Although Dyani died shortly after the inaugural event in 1986, Leinhos has preserved this treasure for South Africans with roughly 100 Concerts, Poetry recitals, Workshops, Exhibitions and Symposia in Germany, Switzerland and the USA presenting the music of Johnny Mbizo Dyani.
Leinhos’s life’s work was recognised in South Africa with the prestigious OR Tambo presidential award (2021) which triggered the return of the political and cultural achievements of exiled South African jazz musicians together with the supportive creative and collaborative German jazz musicians to South Africa for the first time in 2022.
“Our concern was and is to save this art of exile from oblivion with the music of Johnny Dyani. In our project “Jazz against Apartheid” we therefore also see a key for the cultural memory of South Africa. And we are convinced: the life works of Johnny Dyani, Chris McGregor, Neville Alexander (pedagogy of liberation), Jürgen Schadeberg (photography), Ben Khumalo (Bible translations in 10 languages) and Vusi Mchunu (poetry) deserve to be heard everywhere in the world – not least by the citizens of South Africa.” Jürgen Leinhos
Mr Jürgen Leinhos, a now 82-year old German, and the Frankfurt-based initiative „Kultur im Ghetto” (Culture in the Ghetto), brought the Jazz Against Apartheid concert series to life in 1986 in cooperation with the South African composer, bandleader, bassist and composer, Johnny Mbizo Dyani, who tragically passed on in the same year.
President Cyril Ramaphosa has bestowed the Order of the Companions of O.R. Tambo in silver in 2021 on Mr Leinhos for his commitment and determination against apartheid and for standing by the oppressed and fighting for their cause as an anti-apartheid activist. The award was accepted at the Sefako Makgatho Presidential Guest House, on Mr Leinhos’ behalf by the South African poet and director Mr Vusi Mchunu, who spent many years in exile in Germany.
“I studied, lived and was culturally active in the German anti-Apartheid Movement, whilst in exile in Berlin. As a writer, a poet, Herr Juergen Leinhos invited me to participate in a number of Jazz Against Apartheid concerts, moreso the workshops where I rendered poetry and shared information on the dire situation in our country then. For South African Jazz musicians based in Germany, Switzerland, Sweden, the U.K. and Denmark, these concerts were always a highlight of the year, and an opportunity to contribute in the solidarity work.” Vusi Mchunu
A discussion with Juergen Leinhos
Neville Alexander, South African political scientist, said to Juergen, “Don’t be astonished if what will happen in South Africa, will be more or less the same, as what happened in Germany, that the ones who are went into exile are not welcome when they come home to their own countries.
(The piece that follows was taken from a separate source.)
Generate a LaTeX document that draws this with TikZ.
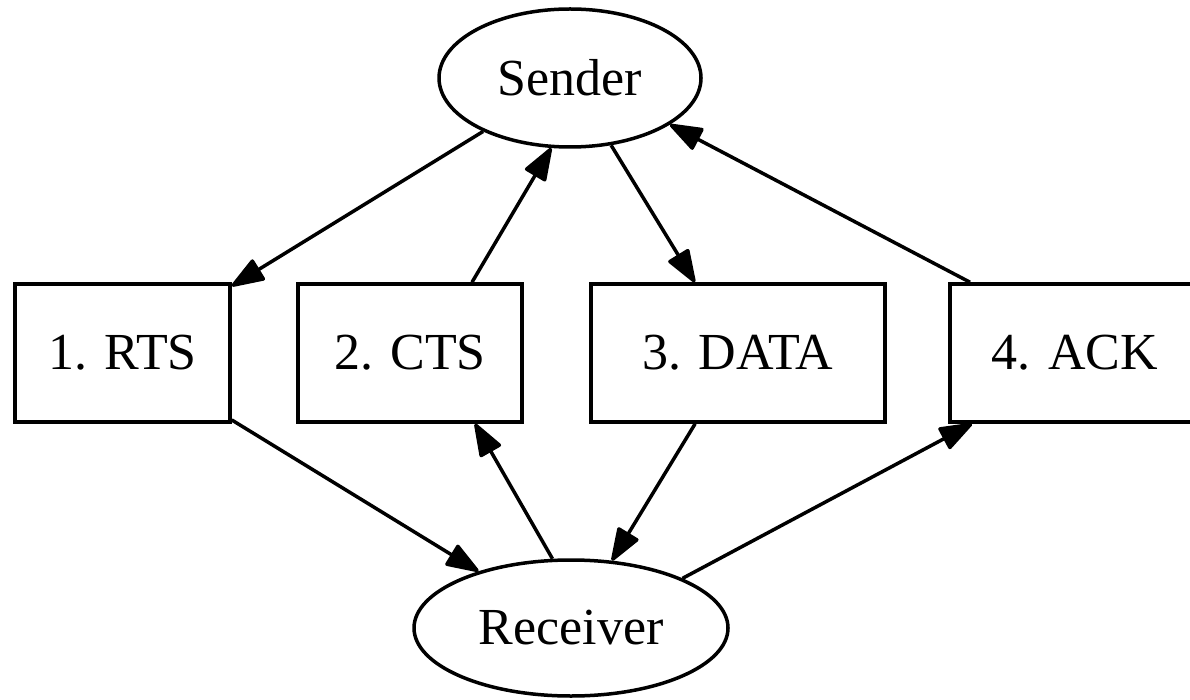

This is an experience that German intellectual artists had when they had to leave, Nazi Germany during the Nazi period. When they returned, they were looked upon with suspicion or outright rejection. The quote “to return or to stay,” is a quote by a German author called Klaus Mann, he is the son of Thomas Mann. Jazz Against Apartheid changed this to say between returning and staying in exile. It’s that situation in-between. You’re not quite home at home. You’re in an existence in-between because of the experiences of the people in exile.
As Jürgen Leinhos explained, “If conditions are bad, for people, if the political conditions are awful, it’s usually the best people who leave a country and who have their works, done not in the country they live. It’s that people who go into exile, very often create marvellous works in exile in those conditions under exile. It was not just musicians, not just artists, also political people like Neville Alexander. Under the conditions of exile they do create wonderful works. And they teach us to listen. And this is why they’re so very helpful and fruitful for our society as well, for the society in which exiles live.”
This was part of the special mission of Jazz Against Apartheid, Jürgen Leinhos and his Frankfurt-based initiative “Kultur im Ghetto” (Culture in the Ghetto).
The archive includes, Posters and flyers from 1986 to 2018 by Manfred Feith-Umbehr, Siegfried and Jonas Lohse; Journal articles and Books: from 1986 to 2016; more than 100 photos 1983 – 2016 and sound archives based on the Discographia Johnny and the radio programs by Peter Wilson.